Grindberg was also deeply involved with UCC’s Queer Students Advocacy group, a club that serves as a safe space for queer students and allies to find friends and discuss issues related to their rights and well-being. Grindberg, an openly queer transgender woman, continues to share her energy as a queer rights activist and supporter in Douglas County.

While her time as a student at UCC was spent carefully balancing classes, employment, and community service, Grindberg’s hard work did not end when she gained her engineering certification. Within about a year of graduation, she took a position as GIS coordinator with Douglas County government to work with the GIS systems that inform many of the decisions made about city development and rural mapping. Then, within about a year working for the county, her skills with GIS garnered attention, and she was asked to help fill in for the full-time GIS instructor here at UCC this spring.

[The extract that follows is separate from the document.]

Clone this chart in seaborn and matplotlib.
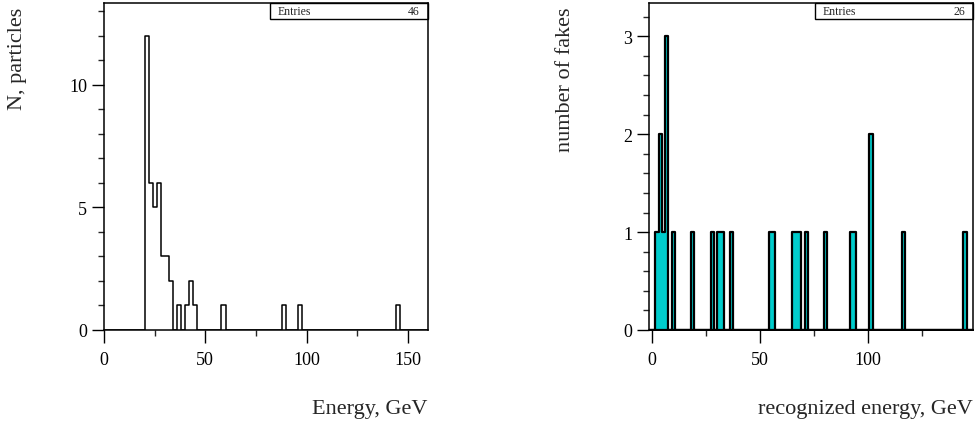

“I’m grateful to be able to provide back to my community again, be on this outstanding campus, and do some learning alongside my students,” Grindberg said. “It’s been a great learning experience, with finding my teaching voice and learning some new GIS related topics that I hadn’t done before. It’s been a blast.”

While teaching at UCC part-time and serving as Douglas County’s GIS coordinator full-time, Grindberg continues to provide a substantial number of volunteer hours to the Umpqua Valley Rainbow Collective, which hosts parties, arranges support groups, and creates a sense of community for the queer residents of Douglas County and their families. Grindberg was instrumental in planning and organizing the Big Queer Party, an event held in Stewart Park on May 14 that provided free food, entertainment and prize drawings for guests. Over 280 people attended.

“Vyla is passionate about uplifting others into being the most of themselves, including stepping into their own leadership,” said Chi Mei Tam, a local activist and founder of the Umpqua Valley Rainbow Collective who worked with Grindberg in the recent event.

After starting over in a new state and struggling to find meaningful work, Grindberg found UCC. Then, when UCC needed help, it found Grindberg.

Dee Winn, department chair for science, technology, engineering and mathematics at UCC, says that Grindberg was chosen to teach in part because she did so well as a student.

“She is able to connect with students in a unique way, being a former student,” said Winn.